Applying Eq. 2 to our spatial analysis reveals other interesting results. Eight liters of ethanol must be produced to deliver one unit of net energy in Minnesota, using an EROI of 1.14. Another way, only 13% of the ethanol produced in Minnesota is net energy because the energy equivalent of 87% of the ethanol produced must be reinvested to produce more ethanol. The energy reinvested is in many forms, including, but not limited to, the fossil energy required to generate corn, fertilizer, lime, gasoline, natural gas, diesel, etc. For states with an EROI below 1.0 (Texas and Missouri), the production of ethanol is acting as a drain on the energy system, requiring more energy to produce ethanol than the energy contained in the ethanol product.

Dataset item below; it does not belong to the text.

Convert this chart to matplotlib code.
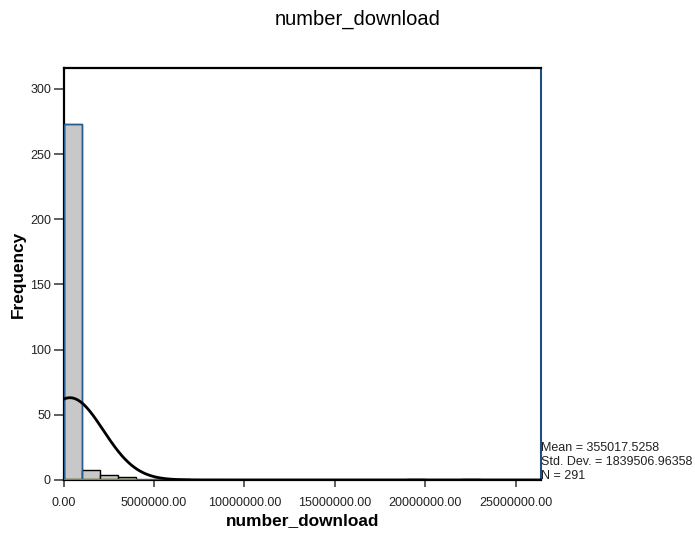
import numpy as np
import matplotlib
matplotlib.use("Agg")
import matplotlib.pyplot as plt

plt.rcParams['font.family'] = ['Liberation Sans', 'DejaVu Sans']

# Histogram data (bin width 1,000,000)
bin_starts = [0, 1000000, 2000000, 3000000, 4000000, 5000000, 6000000, 19000000, 22000000]
counts = [273, 8, 4, 2, 0, 1, 1, 1, 1]
bin_width = 1000000
mean = 355017.5258
std = 1839506.96358
n = 291

x_ticks = [0, 5000000, 10000000, 15000000, 20000000, 25000000]
y_ticks = [0, 50, 100, 150, 200, 250, 300]

W, H = 695, 534
fig = plt.figure(figsize=(W/100, H/100), dpi=100)
L, R, T, B = 63.5, 541, 68, 480
ax = fig.add_axes([L/W, 1-B/H, (R-L)/W, (B-T)/H])

ax.bar(bin_starts, counts, width=bin_width, align='edge',
       color='#c8c8c8', edgecolor='black', linewidth=1.0, zorder=2)
# bluish outline of the tall bar
ax.bar(bin_starts[0], counts[0], width=bin_width, align='edge',
       facecolor='none', edgecolor='#2a5d8f', linewidth=0.9, zorder=3)

# thin bluish baseline and olive bottom edge under the first bars
ax.axhline(0.6, color='#2a5d8f', linewidth=0.8, zorder=3)
ax.hlines(0.6, bin_starts[0], bin_starts[4], color='#8a8a1a', linewidth=1.0, zorder=3.5)

xs = np.linspace(0, 26.4e6, 800)
pdf = n * bin_width / (std * np.sqrt(2*np.pi)) * np.exp(-0.5*((xs-mean)/std)**2)
ax.plot(xs, pdf, color='black', linewidth=2.0, zorder=4)

ax.set_xlim(0, 26.4e6)
ax.set_ylim(0, 316)
ax.set_xticks(x_ticks)
ax.set_xticklabels([f"{v:.2f}" for v in x_ticks], fontsize=9, color='#222222')
ax.set_yticks(y_ticks)
ax.set_yticklabels([str(v) for v in y_ticks], fontsize=9, color='#222222')
ax.tick_params(axis='x', direction='out', length=5, width=1.2, color='#444444', pad=7)
ax.tick_params(axis='y', direction='out', length=7, width=1.2, color='#444444', pad=2)

for s in ['left', 'top', 'bottom']:
    ax.spines[s].set_color('black')
    ax.spines[s].set_linewidth(1.6)
ax.spines['right'].set_color('#1f4f82')
ax.spines['right'].set_linewidth(1.5)

ax.set_xlabel('number_download', fontsize=12.4, fontweight='bold', labelpad=3)
ax.set_ylabel('Frequency', fontsize=12.4, fontweight='bold', labelpad=3)

fig.text(358/W, 1-19/H, 'number_download', fontsize=14.5, ha='center', va='center')

for i, line in enumerate([f"Mean = {mean:.4f}", f"Std. Dev. = {std:.5f}", f"N = {n}"]):
    fig.text(541/W, 1-(448+14*i)/H, line, fontsize=9, ha='left', va='center',
             color='#222222')

fig.savefig('out.png', dpi=100)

The EROI values for counties with biorefineries ranged from 0.64 in Stark, North Dakota, to 1.18 in Phillips, Kansas. Our analysis of 127 biorefineries indicated that of 31.6 billion liters of ethanol produced in the United States, only 1.6 billion liters were net energy (roughly 5%). As a point of comparison, of the 136 billion liters of gasoline consumed in 2009, roughly 122 billion liters (90%) were net energy, assuming that the 136 billion liters were produced at an EROI of 10 (Cleveland 2005). Adjusting for the lower energy content of ethanol (21.46 MJ/L etoh vs. 34.56 MJ/L gasoline = 0.62), we calculated that the net energy from ethanol is roughly 0.99 billion ‘‘gasoline-equivalent’’ liters.

Dividing the net energy supplied to society from ethanol by that from gasoline, we calculated that the supply of net energy to society from ethanol is only 0.8% of that from gasoline (0.99/122 = 0.8%). Thus comparing simply the gross production of gasoline-equivalent liters of both ethanol and gasoline is misleading, as one would conclude that the US production of ethanol is 14% of gasoline consumption (19.6/136 = 14%).